• AIM:
Quote the entries word for word. Omit the pictures.

• STORED ROWS:
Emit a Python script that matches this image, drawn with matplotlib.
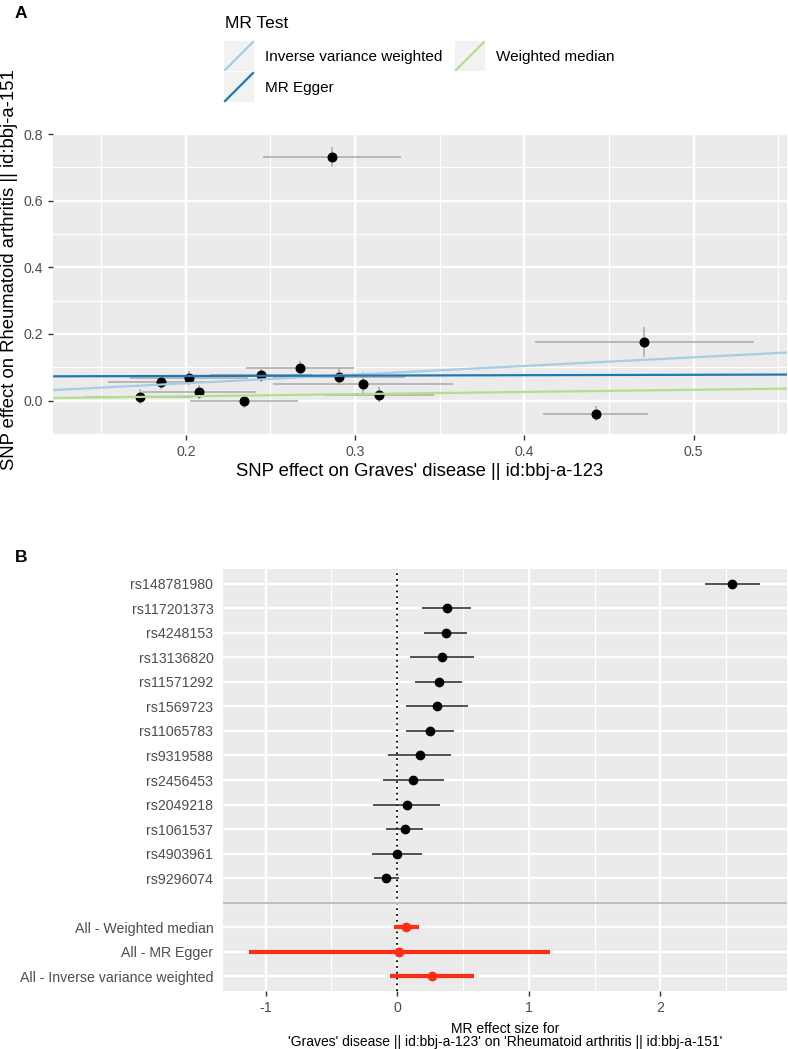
import matplotlib
matplotlib.use("Agg")
import matplotlib.pyplot as plt
from matplotlib.lines import Line2D
from matplotlib.patches import Rectangle
import numpy as np

plt.rcParams["font.family"] = ["Liberation Sans", "DejaVu Sans"]

# ---- panel A: scatter of SNP effects ----
snp_bx = [0.1728, 0.1856, 0.2020, 0.2077, 0.2343, 0.2446, 0.2673,
          0.2864, 0.2905, 0.3047, 0.3144, 0.4708, 0.4422]
snp_by = [0.012, 0.055, 0.068, 0.026, -0.002, 0.076, 0.097,
          0.732, 0.072, 0.050, 0.018, 0.176, -0.039]
snp_bx_se = [0.0315, 0.0316, 0.035, 0.0335, 0.032, 0.030, 0.032,
             0.041, 0.039, 0.053, 0.032, 0.0646, 0.031]
snp_by_se = [0.022, 0.020, 0.022, 0.022, 0.020, 0.020, 0.022,
             0.030, 0.025, 0.035, 0.022, 0.044, 0.023]

methods = ["Inverse variance weighted", "MR Egger", "Weighted median"]
method_intercept = [0.0, 0.0715, 0.0]
method_slope = [0.26, 0.012, 0.065]
method_colors = ["#A6CEE3", "#1F78B4", "#B2DF8A"]

# ---- panel B: forest plot ----
snp_names = ["rs148781980", "rs117201373", "rs4248153", "rs13136820",
             "rs11571292", "rs1569723", "rs11065783", "rs9319588",
             "rs2456453", "rs2049218", "rs1061537", "rs4903961", "rs9296074"]
snp_b = [2.545, 0.378, 0.368, 0.340, 0.315, 0.302, 0.249, 0.171,
         0.123, 0.072, 0.057, -0.001, -0.082]
snp_lo = [2.337, 0.191, 0.204, 0.100, 0.135, 0.067, 0.067, -0.070,
          -0.108, -0.184, -0.082, -0.188, -0.176]
snp_hi = [2.758, 0.563, 0.533, 0.586, 0.495, 0.540, 0.434, 0.410,
          0.358, 0.328, 0.199, 0.188, 0.011]

all_names = ["All - Weighted median", "All - MR Egger",
             "All - Inverse variance weighted"]
all_b = [0.069, 0.014, 0.265]
all_lo = [-0.026, -1.128, -0.057]
all_hi = [0.166, 1.158, 0.586]

W, H = 788, 1049
BG = "#EBEBEB"
TICK_C = "#4D4D4D"

fig = plt.figure(figsize=(W / 100, H / 100), dpi=100)


def style_axes(ax):
    ax.set_facecolor(BG)
    for s in ax.spines.values():
        s.set_visible(False)
    ax.tick_params(colors="#333333", labelcolor=TICK_C, labelsize=10.2,
                   length=3.5, width=1.0)
    ax.grid(True, which="major", color="white", lw=1.7, zorder=0)
    ax.grid(True, which="minor", color="white", lw=0.85, zorder=0)
    ax.set_axisbelow(True)


# panel A
axA = fig.add_axes([53 / W, 1 - 435 / H, (787 - 53) / W, (435 - 133) / H])
style_axes(axA)
bx = np.array(snp_bx)
by = np.array(snp_by)
xmin, xmax = (bx - snp_bx_se).min(), (bx + snp_bx_se).max()
ymin, ymax = (by - snp_by_se).min(), (by + snp_by_se).max()
xr, yr = xmax - xmin, ymax - ymin
axA.set_xlim(xmin - 0.05 * xr, xmax + 0.05 * xr)
axA.set_ylim(ymin - 0.05 * yr, ymax + 0.05 * yr)

axA.errorbar(bx, by, yerr=snp_by_se, fmt="none", ecolor="#B3B3B3",
             elinewidth=1.3, capsize=0, zorder=2)
axA.errorbar(bx, by, xerr=snp_bx_se, fmt="none", ecolor="#B3B3B3",
             elinewidth=1.3, capsize=0, zorder=2)
axA.plot(bx, by, "o", color="black", ms=6.2, zorder=3)
for a, b, c in zip(method_intercept, method_slope, method_colors):
    axA.axline((0, a), slope=b, color=c, lw=1.6, zorder=4)

axA.set_xticks([0.2, 0.3, 0.4, 0.5])
axA.set_xticks([0.15, 0.25, 0.35, 0.45, 0.55], minor=True)
axA.set_yticks([0.0, 0.2, 0.4, 0.6, 0.8])
axA.set_yticks([-0.1, 0.1, 0.3, 0.5, 0.7], minor=True)
axA.tick_params(which="minor", length=0)
axA.set_xticklabels(["0.2", "0.3", "0.4", "0.5"])
axA.set_yticklabels(["0.0", "0.2", "0.4", "0.6", "0.8"])
axA.set_xlabel("SNP effect on Graves' disease || id:bbj-a-123",
               fontsize=13.3, labelpad=3)
axA.set_ylabel("SNP effect on Rheumatoid arthritis || id:bbj-a-151",
               fontsize=13.3, labelpad=3)
axA.yaxis.set_label_coords(-0.048, 0.546)

# legend for panel A (ggplot-style abline keys)
fig.text(225 / W, 1 - 24 / H, "MR Test", fontsize=12.5, va="center",
         ha="left")
key_pos = [(224, 41), (224, 72), (455, 41)]
for (kx, ky), name, c in zip(key_pos, methods, method_colors):
    fig.patches.append(Rectangle((kx / W, 1 - (ky + 30) / H), 30 / W, 30 / H,
                                 transform=fig.transFigure,
                                 facecolor="#F2F2F2", edgecolor="none"))
    fig.lines.append(Line2D([(kx + 1) / W, (kx + 29) / W],
                            [1 - (ky + 29) / H, 1 - (ky + 1) / H],
                            transform=fig.transFigure, color=c, lw=1.6))
    fig.text((kx + 41) / W, 1 - (ky + 16) / H, name, fontsize=11.0,
             va="center", ha="left")

# panel B
axB = fig.add_axes([223 / W, 1 - 991 / H, (787 - 223) / W, (991 - 569) / H])
style_axes(axB)
n = len(snp_names)
y_snp = np.arange(n)
y_sep = n
y_all = np.arange(len(all_names)) + n + 1
axB.set_ylim(y_all[-1] + 0.6, -0.6)
axB.set_xlim(-1.323, 2.961)

axB.axvline(0, color="black", lw=1.3, ls=(0, (1, 2.2)), zorder=2)
axB.axhline(y_sep, color="#BEBEBE", lw=1.4, zorder=2)
axB.hlines(y_snp, snp_lo, snp_hi, color="#333333", lw=1.2, zorder=3)
axB.plot(snp_b, y_snp, "o", color="black", ms=6, zorder=4)
axB.hlines(y_all, all_lo, all_hi, color="#FF2D14", lw=3.0, zorder=3)
axB.plot(all_b, y_all, "o", color="#FF2D14", ms=6, zorder=4)

axB.set_yticks(list(y_snp) + [y_sep] + list(y_all))
axB.set_yticklabels(snp_names + [""] + all_names)
axB.tick_params(axis="y", length=0, pad=7)
axB.set_xticks([-1, 0, 1, 2])
axB.set_xticks([-0.5, 0.5, 1.5, 2.5], minor=True)
axB.tick_params(which="minor", length=0)
axB.set_xticklabels(["-1", "0", "1", "2"])
axB.set_xlabel("MR effect size for\n'Graves' disease || id:bbj-a-123' on "
               "'Rheumatoid arthritis || id:bbj-a-151'",
               fontsize=10.0, labelpad=5, linespacing=0.95)

fig.text(15 / W, 1 - 13 / H, "A", fontsize=12.5, fontweight="bold",
         va="center", ha="left")
fig.text(15 / W, 1 - 558 / H, "B", fontsize=12.5, fontweight="bold",
         va="center", ha="left")

fig.savefig("out.png", dpi=100)
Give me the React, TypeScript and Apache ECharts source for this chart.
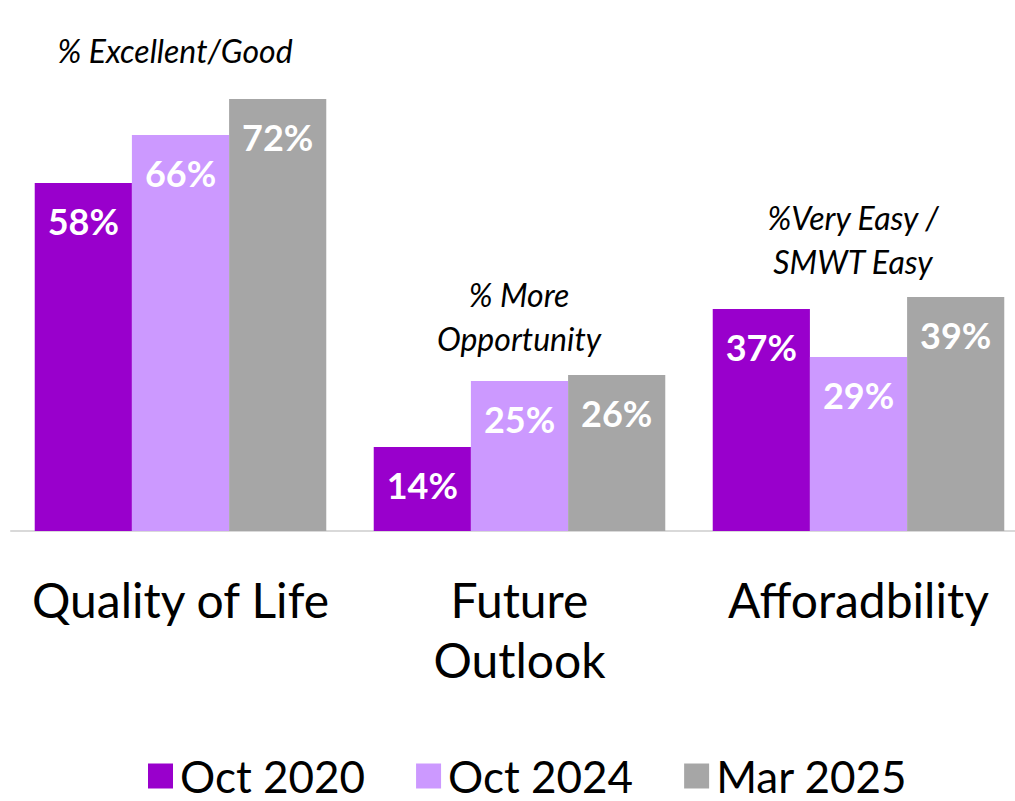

• FINAL ANSWER:
Emit a Python script that matches this image, drawn with matplotlib.
import matplotlib
matplotlib.use("Agg")
import matplotlib.pyplot as plt
from matplotlib.lines import Line2D
from matplotlib.patches import Rectangle
import numpy as np

plt.rcParams["font.family"] = ["Liberation Sans", "DejaVu Sans"]

# ---- panel A: scatter of SNP effects ----
snp_bx = [0.1728, 0.1856, 0.2020, 0.2077, 0.2343, 0.2446, 0.2673,
          0.2864, 0.2905, 0.3047, 0.3144, 0.4708, 0.4422]
snp_by = [0.012, 0.055, 0.068, 0.026, -0.002, 0.076, 0.097,
          0.732, 0.072, 0.050, 0.018, 0.176, -0.039]
snp_bx_se = [0.0315, 0.0316, 0.035, 0.0335, 0.032, 0.030, 0.032,
             0.041, 0.039, 0.053, 0.032, 0.0646, 0.031]
snp_by_se = [0.022, 0.020, 0.022, 0.022, 0.020, 0.020, 0.022,
             0.030, 0.025, 0.035, 0.022, 0.044, 0.023]

methods = ["Inverse variance weighted", "MR Egger", "Weighted median"]
method_intercept = [0.0, 0.0715, 0.0]
method_slope = [0.26, 0.012, 0.065]
method_colors = ["#A6CEE3", "#1F78B4", "#B2DF8A"]

# ---- panel B: forest plot ----
snp_names = ["rs148781980", "rs117201373", "rs4248153", "rs13136820",
             "rs11571292", "rs1569723", "rs11065783", "rs9319588",
             "rs2456453", "rs2049218", "rs1061537", "rs4903961", "rs9296074"]
snp_b = [2.545, 0.378, 0.368, 0.340, 0.315, 0.302, 0.249, 0.171,
         0.123, 0.072, 0.057, -0.001, -0.082]
snp_lo = [2.337, 0.191, 0.204, 0.100, 0.135, 0.067, 0.067, -0.070,
          -0.108, -0.184, -0.082, -0.188, -0.176]
snp_hi = [2.758, 0.563, 0.533, 0.586, 0.495, 0.540, 0.434, 0.410,
          0.358, 0.328, 0.199, 0.188, 0.011]

all_names = ["All - Weighted median", "All - MR Egger",
             "All - Inverse variance weighted"]
all_b = [0.069, 0.014, 0.265]
all_lo = [-0.026, -1.128, -0.057]
all_hi = [0.166, 1.158, 0.586]

W, H = 788, 1049
BG = "#EBEBEB"
TICK_C = "#4D4D4D"

fig = plt.figure(figsize=(W / 100, H / 100), dpi=100)


def style_axes(ax):
    ax.set_facecolor(BG)
    for s in ax.spines.values():
        s.set_visible(False)
    ax.tick_params(colors="#333333", labelcolor=TICK_C, labelsize=10.2,
                   length=3.5, width=1.0)
    ax.grid(True, which="major", color="white", lw=1.7, zorder=0)
    ax.grid(True, which="minor", color="white", lw=0.85, zorder=0)
    ax.set_axisbelow(True)


# panel A
axA = fig.add_axes([53 / W, 1 - 435 / H, (787 - 53) / W, (435 - 133) / H])
style_axes(axA)
bx = np.array(snp_bx)
by = np.array(snp_by)
xmin, xmax = (bx - snp_bx_se).min(), (bx + snp_bx_se).max()
ymin, ymax = (by - snp_by_se).min(), (by + snp_by_se).max()
xr, yr = xmax - xmin, ymax - ymin
axA.set_xlim(xmin - 0.05 * xr, xmax + 0.05 * xr)
axA.set_ylim(ymin - 0.05 * yr, ymax + 0.05 * yr)

axA.errorbar(bx, by, yerr=snp_by_se, fmt="none", ecolor="#B3B3B3",
             elinewidth=1.3, capsize=0, zorder=2)
axA.errorbar(bx, by, xerr=snp_bx_se, fmt="none", ecolor="#B3B3B3",
             elinewidth=1.3, capsize=0, zorder=2)
axA.plot(bx, by, "o", color="black", ms=6.2, zorder=3)
for a, b, c in zip(method_intercept, method_slope, method_colors):
    axA.axline((0, a), slope=b, color=c, lw=1.6, zorder=4)

axA.set_xticks([0.2, 0.3, 0.4, 0.5])
axA.set_xticks([0.15, 0.25, 0.35, 0.45, 0.55], minor=True)
axA.set_yticks([0.0, 0.2, 0.4, 0.6, 0.8])
axA.set_yticks([-0.1, 0.1, 0.3, 0.5, 0.7], minor=True)
axA.tick_params(which="minor", length=0)
axA.set_xticklabels(["0.2", "0.3", "0.4", "0.5"])
axA.set_yticklabels(["0.0", "0.2", "0.4", "0.6", "0.8"])
axA.set_xlabel("SNP effect on Graves' disease || id:bbj-a-123",
               fontsize=13.3, labelpad=3)
axA.set_ylabel("SNP effect on Rheumatoid arthritis || id:bbj-a-151",
               fontsize=13.3, labelpad=3)
axA.yaxis.set_label_coords(-0.048, 0.546)

# legend for panel A (ggplot-style abline keys)
fig.text(225 / W, 1 - 24 / H, "MR Test", fontsize=12.5, va="center",
         ha="left")
key_pos = [(224, 41), (224, 72), (455, 41)]
for (kx, ky), name, c in zip(key_pos, methods, method_colors):
    fig.patches.append(Rectangle((kx / W, 1 - (ky + 30) / H), 30 / W, 30 / H,
                                 transform=fig.transFigure,
                                 facecolor="#F2F2F2", edgecolor="none"))
    fig.lines.append(Line2D([(kx + 1) / W, (kx + 29) / W],
                            [1 - (ky + 29) / H, 1 - (ky + 1) / H],
                            transform=fig.transFigure, color=c, lw=1.6))
    fig.text((kx + 41) / W, 1 - (ky + 16) / H, name, fontsize=11.0,
             va="center", ha="left")

# panel B
axB = fig.add_axes([223 / W, 1 - 991 / H, (787 - 223) / W, (991 - 569) / H])
style_axes(axB)
n = len(snp_names)
y_snp = np.arange(n)
y_sep = n
y_all = np.arange(len(all_names)) + n + 1
axB.set_ylim(y_all[-1] + 0.6, -0.6)
axB.set_xlim(-1.323, 2.961)

axB.axvline(0, color="black", lw=1.3, ls=(0, (1, 2.2)), zorder=2)
axB.axhline(y_sep, color="#BEBEBE", lw=1.4, zorder=2)
axB.hlines(y_snp, snp_lo, snp_hi, color="#333333", lw=1.2, zorder=3)
axB.plot(snp_b, y_snp, "o", color="black", ms=6, zorder=4)
axB.hlines(y_all, all_lo, all_hi, color="#FF2D14", lw=3.0, zorder=3)
axB.plot(all_b, y_all, "o", color="#FF2D14", ms=6, zorder=4)

axB.set_yticks(list(y_snp) + [y_sep] + list(y_all))
axB.set_yticklabels(snp_names + [""] + all_names)
axB.tick_params(axis="y", length=0, pad=7)
axB.set_xticks([-1, 0, 1, 2])
axB.set_xticks([-0.5, 0.5, 1.5, 2.5], minor=True)
axB.tick_params(which="minor", length=0)
axB.set_xticklabels(["-1", "0", "1", "2"])
axB.set_xlabel("MR effect size for\n'Graves' disease || id:bbj-a-123' on "
               "'Rheumatoid arthritis || id:bbj-a-151'",
               fontsize=10.0, labelpad=5, linespacing=0.95)

fig.text(15 / W, 1 - 13 / H, "A", fontsize=12.5, fontweight="bold",
         va="center", ha="left")
fig.text(15 / W, 1 - 558 / H, "B", fontsize=12.5, fontweight="bold",
         va="center", ha="left")

fig.savefig("out.png", dpi=100)
Give me the React, TypeScript and Apache ECharts source for this chart.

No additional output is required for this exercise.